Back at the taxi firm, Elaine starts freaking out. It becomes apparent to start up the cab company, Elaine re-mortgaged her house – without telling her husband. Jackie takes her friend into a back room away from the other girls and it takes a lot of calm words and her 'trusty five fingered friend' which is basically a yellow washing up glove that Elaine uses to breathe into much like others may use a paper bag. The girls are then told by Tony (Paul Nicholls) to be a formal cab company, that they must attend a driving exam.

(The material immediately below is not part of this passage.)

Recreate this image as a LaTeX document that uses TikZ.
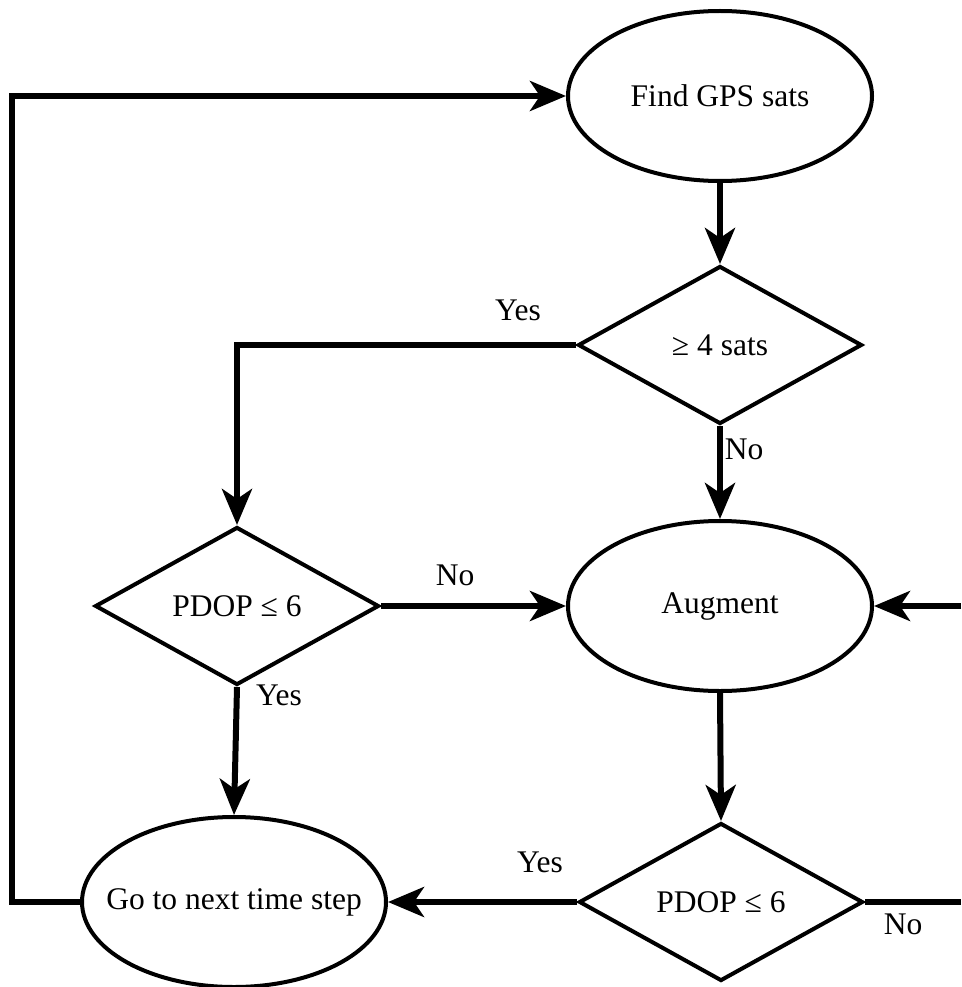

Episode two opens as business picking up following Jackie and Elaine's television appearance and they are thrilled when footballer Eddie Shannon books Candy Cabs to provide the transport for his high-profile wedding at the local stadium. The dastardly Dennis slyly tries to wangle his way back into Witney's good books when she is left out of the wedding excitement. Meanwhile, over at Kenny Ho's rival cab firm, the male drivers are up in arms, threatened by the female competition. The plotting against Jackie and Elaine gathers pace when the troublemakers start causing mischief among South Hadley's movers and shakers. Things come to a head when Kenny turns up at Elaine's house with an extraordinary offer. Later, wedding madness ensues when bride-to-be Kendra goes missing following the hen night. Candy Cabs find themselves at the centre of a wedding attended by 10,000 football supporters which looks set to become a PR disaster. Elsewhere, Dave's sister Diane is on the warpath after being sacked as a driver, while Alex's infatuation with his sister-in-law, Elaine, crosses the line. Despite all the mayhem, Jackie's romance with Tony is blossoming – until Sally Ann makes a disturbing discovery. There also seems to be a story behind the unexpected package that lands on Tony's doorstep.

Episode three opens Jackie and Elaine go on a spying mission and are shocked when they discover Tony's little secret. There is no time to dwell on what they have found, however, as they head to an employment tribunal where they face a charge of discrimination against men. Though they have no proof, they suspect that rival cabbie operator, Kenny Ho, is behind the accusations – which could spell the end for the all-girl Candy Cabs. Still desperately trying to drum up business, they think they have hit upon a winner when they get a trial run with Girls on the Go, an all-female Seniors' Club. However, in true Candy fashion, nothing goes to plan when an outing to a garden centre with the feisty old ladies lands them in some very deep water. Meanwhile, Elaine begs Jackie to keep Tony on site until the dreaded discrimination tribunal but, still in bits over what she has discovered, Jackie cannot stop herself confronting him. To add to their worries, Witney tells them she is about to go to Spain with her dad, leaving them to question whether Dennis has finally decided to become a decent father – or whether he has more dastardly plans up his sleeve. On the day of the tribunal, Jackie decides that desperate times call for desperate measures – much to Elaine's horror. Kenny also has a few surprises of his own.

==Episodes==
The first series consisted of three episodes with the first episode broadcast on 5 April and last on 19 April 2011.

| No. | Title | Written by | Original release date | Viewers (millions) |
|---|---|---|---|---|
| 1 | "Episode One" | Johanne McAndrew & Elliott Hope | 5 April 2011 | 6.17 |
| 2 | "Episode Two" | Johanne McAndrew & Elliott Hope | 12 April 2011 | 4.3 |
| 3 | "Episode Three" | Johanne McAndrew & Elliott Hope | 19 April 2011 | 3.6 |

==Broadcast and reception==
The three-part comedy drama, written by Elliott Hope and Johanne McAndrew, aired in April on BBC One. Although it launched well with 6.7 million viewers the following two episodes saw big drops in rating levels. It received generally poor reviews from critics, with many complaining that the series appeared to be plagiarised from the 1963 British Carry On film Carry On Cabby.

In June 2011 the BBC announced that they had decided not to commission Candy Cabs for a second series.